At the end of the Ming dynasty there was a proliferation of regional and local styles of drama. Some references list more than 300 regional opera styles. Characteristics from other forms of opera, such as Hopeh, Wuhan, and Shansi, were incorporated into an Anhui style. After a while this form of opera became known as Ching Hsi, or Capital Play. Ching Hsi is what we know today as Peking Opera. Because of its long history, Peking Opera encompasses a wide variety of drama, and a wide variety of styles of acting. It emphasizes historical and military plays and can be quite patriotic, and so quite popular. An amalgam and development of a few of these eventually came to represent the essence of traditional Chinese drama, Peking Opera. From the late 18th century its early forms found favour in Beijing; by 1830 or so it was fully fledged; and by the mid- to late 19th century Peking Opera was indubitably the national drama, thriving also in Shanghai, from where it was exported to other regions. Although it draws on the most highly regarded Chinese literature, Peking Opera has mainly been celebrated for the quality of its actors. Its most famous actor, nationally and internationally, was Mei Lanfang, who acted female roles. Indeed, until the late 20th century all roles were performed by men, the male impersonators of females developing their own stylized characterizations of femininity that many theatregoers came to view as more authentic than reality.

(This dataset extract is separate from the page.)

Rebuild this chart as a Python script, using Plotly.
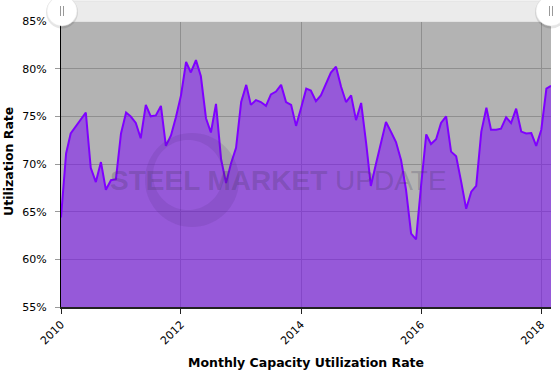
import numpy as np
import pandas as pd
import plotly.graph_objects as go

start_month = "2010-01-01"
utilization = [
    64.4, 71.1, 73.2, 73.9, 74.6, 75.4, 69.6, 68.1, 70.2, 67.3, 68.3, 68.4,
    73.2, 75.4, 75.0, 74.3, 72.7, 76.2, 75.0, 75.1, 76.1, 71.9, 73.0, 74.9,
    77.2, 80.7, 79.6, 80.9, 79.2, 74.8, 73.3, 76.3, 70.5, 68.0, 70.1, 71.7,
    76.5, 78.3, 76.2, 76.7, 76.5, 76.1, 77.3, 77.6, 78.3, 76.5, 76.2, 74.0,
    75.9, 77.9, 77.7, 76.6, 77.2, 78.5, 79.6, 80.2, 78.1, 76.5, 77.2, 74.6,
    76.4, 72.1, 67.7, 70.0, 72.2, 74.4, 73.4, 72.3, 70.4, 67.3, 62.7, 62.1,
    67.8, 73.1, 72.1, 72.6, 74.3, 75.0, 71.3, 70.8, 68.1, 65.3, 67.1, 67.7,
    73.4, 75.9, 73.6, 73.6, 73.7, 74.9, 74.3, 75.8, 73.4, 73.2, 73.25, 71.9,
    73.6, 77.9, 78.2,
]
months = pd.date_range(start_month, periods=len(utilization), freq="MS")
year_ticks = ["2010-01-01", "2012-01-01", "2014-01-01", "2016-01-01", "2018-01-01"]
year_labels = ["2010", "2012", "2014", "2016", "2018"]
y_ticks = [55, 60, 65, 70, 75, 80, 85]
y_labels = [f"{v}%" for v in y_ticks]

W, H = 560, 372
L, R, T, B = 61, 9, 21, 65
PW, PH = W - L - R, H - T - B

def px_x(x):
    return (x - L) / PW

def px_y(y):
    return (H - B - y) / PH

fig = go.Figure()
fig.add_trace(go.Scatter(
    x=months, y=utilization, mode="lines",
    line=dict(color="#7f00ff", width=2),
    fill="tozeroy", fillcolor="rgba(122,0,255,0.5)",
    hoverinfo="skip", cliponaxis=True,
))

shapes = []
# navigator bar on top
shapes.append(dict(type="rect", xref="paper", yref="paper",
                   x0=px_x(60), x1=px_x(553), y0=px_y(21.5), y1=px_y(1),
                   fillcolor="#ebebeb", line=dict(color="#e2e2e2", width=1), layer="above"))
for hx in (62, 551):
    ax, ay = px_x(hx), px_y(11)
    shapes.append(dict(type="circle", xref="paper", yref="paper",
                       xsizemode="pixel", ysizemode="pixel", xanchor=ax, yanchor=ay,
                       x0=-16, x1=16, y0=-17.5, y1=15,
                       fillcolor="rgba(0,0,0,0.10)", line=dict(width=0), layer="above"))
    shapes.append(dict(type="circle", xref="paper", yref="paper",
                       xsizemode="pixel", ysizemode="pixel", xanchor=ax, yanchor=ay,
                       x0=-15, x1=15, y0=-15, y1=15,
                       fillcolor="#ffffff", line=dict(color="#e6e6e6", width=0.5), layer="above"))
    for dx in (-1.5, 1.5):
        shapes.append(dict(type="line", xref="paper", yref="paper",
                           xsizemode="pixel", ysizemode="pixel", xanchor=ax, yanchor=ay,
                           x0=dx, x1=dx, y0=-5, y1=5,
                           line=dict(color="#999999", width=1), layer="above"))

# watermark logo ring (crescent-like, thicker at bottom-right)
th = np.linspace(0, 2 * np.pi, 73)
outer = [(47 * np.cos(t), 47 * np.sin(t)) for t in th]
inner = [(-4 + 35 * np.cos(t), 5 + 35 * np.sin(t)) for t in th[::-1]]
path = "M " + " L ".join(f"{x:.1f},{y:.1f}" for x, y in outer) + " Z M " + \
       " L ".join(f"{x:.1f},{y:.1f}" for x, y in inner) + " Z"
shapes.append(dict(type="path", xref="paper", yref="paper",
                   xsizemode="pixel", ysizemode="pixel",
                   xanchor=px_x(192), yanchor=px_y(180), path=path,
                   fillcolor="rgba(70,40,110,0.13)", line=dict(width=0), layer="above"))

annotations = [
    dict(text="<b>STEEL MARKET</b> UPDATE", xref="paper", yref="paper",
         x=px_x(278), y=px_y(180), showarrow=False, xanchor="center", yanchor="middle",
         font=dict(family="Liberation Sans, Arial", size=28, color="rgba(60,50,80,0.24)")),
    dict(text="<b>Monthly Capacity Utilization Rate</b>", xref="paper", yref="paper",
         x=0.5, y=px_y(362), showarrow=False, xanchor="center", yanchor="middle",
         font=dict(family="DejaVu Sans", size=12.5, color="#000000")),
    dict(text="<b>Utilization Rate</b>", xref="paper", yref="paper",
         x=px_x(8), y=px_y(162), showarrow=False, xanchor="center", yanchor="middle",
         textangle=-90,
         font=dict(family="DejaVu Sans", size=12.5, color="#000000")),
]

fig.update_layout(
    width=W, height=H,
    margin=dict(l=L, r=R, t=T, b=B, pad=0, autoexpand=False),
    paper_bgcolor="#ffffff", plot_bgcolor="#b3b3b3",
    showlegend=False,
    font=dict(family="DejaVu Sans", size=11, color="#000000"),
    shapes=shapes, annotations=annotations,
    xaxis=dict(
        type="date", range=[months[0], months[-1]],
        tickvals=year_ticks, ticktext=year_labels, tickangle=-45,
        showgrid=True, gridcolor="#8f8f8f", gridwidth=1,
        showline=True, linecolor="#222222", linewidth=1.5,
        ticks="outside", ticklen=5, tickcolor="#222222",
        zeroline=False, fixedrange=True, automargin=False,
    ),
    yaxis=dict(
        range=[55, 85], tickvals=y_ticks, ticktext=y_labels,
        showgrid=True, gridcolor="#8f8f8f", gridwidth=1,
        showline=True, linecolor="#000000", linewidth=1,
        ticks="outside", ticklen=5, tickcolor="#999999",
        ticklabelstandoff=6,
        zeroline=False, fixedrange=True, automargin=False,
    ),
)

fig.write_html(
    "out.html",
    config={"displayModeBar": False},
    post_script="document.body.style.margin='0';document.body.style.overflow='hidden';",
)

On stage, Peking Opera most commonly enacts short episodes or vignettes from well-known larger dramas or cycles of stories. The very brevity of the episodes, along with the need to know the wider thematic settings from which they have been taken; the extenuated and often falsetto mode of singing; the unique combination of dialect pronunciations; the fantastically showy costuming for major male roles; the highly elaborate painted face patterns; the symbolic and stylized movements and acrobatics; and the absence of realistic scenery, have all made the finer points of Peking Opera somewhat esoteric even in China, but all its unusual qualities have a combined purpose of concentrating the impact of a performance.